2021 Wallace Foundation Distinguished Lecture Sunday, April 11, 12:20 pm - 1:20 pm
Speaker: Cynthia B. Dillard, University of Georgia Title: When We (Re)member, “Everything is Possible:” Black Women Teachers and the Spirit of Our Work
Abstract: Educational research often approaches teaching and teacher education as if Black women just happened to be in the Americas. Just happened to be enslaved. Just happened to have suffered over 400 years of inequities. But how do these conditions matter to the lives of Black women teachers who know in our bodies, minds, and spirits the harm of centuries of systemic white supremacy, patriarchy, and other marginalizations that endure today?
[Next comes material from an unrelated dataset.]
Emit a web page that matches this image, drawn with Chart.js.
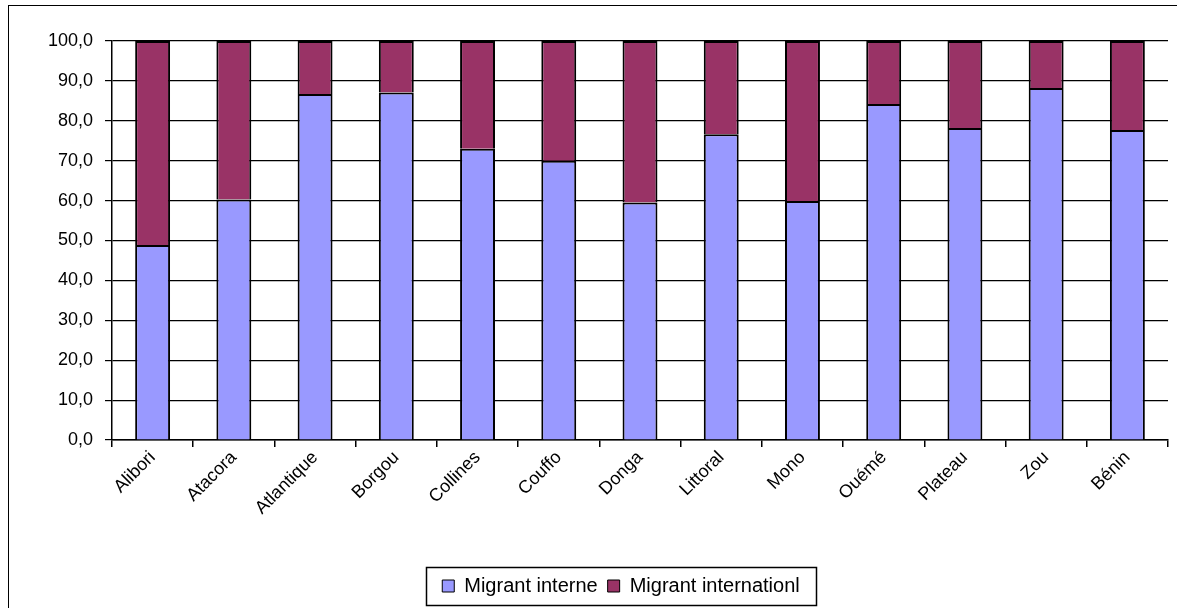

Drawing from a 7-year study of Black women teachers and teacher educators, this lecture highlights the need to acknowledge and (re)member the powerful spirit of Black women in education.
Dillard is a national leader in the study of critical teacher education, spirituality in education, and African/African-American feminist studies. Dillard is the Mary Frances Early Professor of Teacher Education at the University of Georgia. She was the 2012 recipient of the AERA Distinguished Contributions to Gender Equity in Education Research Award. Two of her books have received the Critics’ Choice Award from the American Educational Studies Association.
2020 Wallace Foundation Distinguished Lecture Saturday, April 10, 12:20 pm - 1:20 pm
Speaker: Cecilia Rios-Aguilar, University of California, Los Angeles
Title: Research as Resistencia: Studying Community Colleges as Sites of Hope, Possibilities, and Transformation through a Systems/Funds of Knowledge Approach
Abstract: This presentation will discuss innovative conceptual and practical approaches to study community colleges to transform them into equitable spaces. Existing myths, models, and assumptions about community colleges and all its actors need to be challenged and debunked. In particular, this session will provide concrete examples of how to re-imagine the use funds of knowledge from a systems’ perspective to challenge deficit notions of what community colleges are, who they serve, and what role they play in redressing inequities in higher education.
Rios-Aguilar—professor of education and associate dean of equity, diversity, and inclusion at UCLA's Graduate School of Education and Information Studies. Rios-Aguilar is a national leader in the study of the educational and occupational trajectories of marginalized students, taking a multidisciplinary approach to examine issues related to access and the transition to college, college persistence and success, and pedagogies in higher education.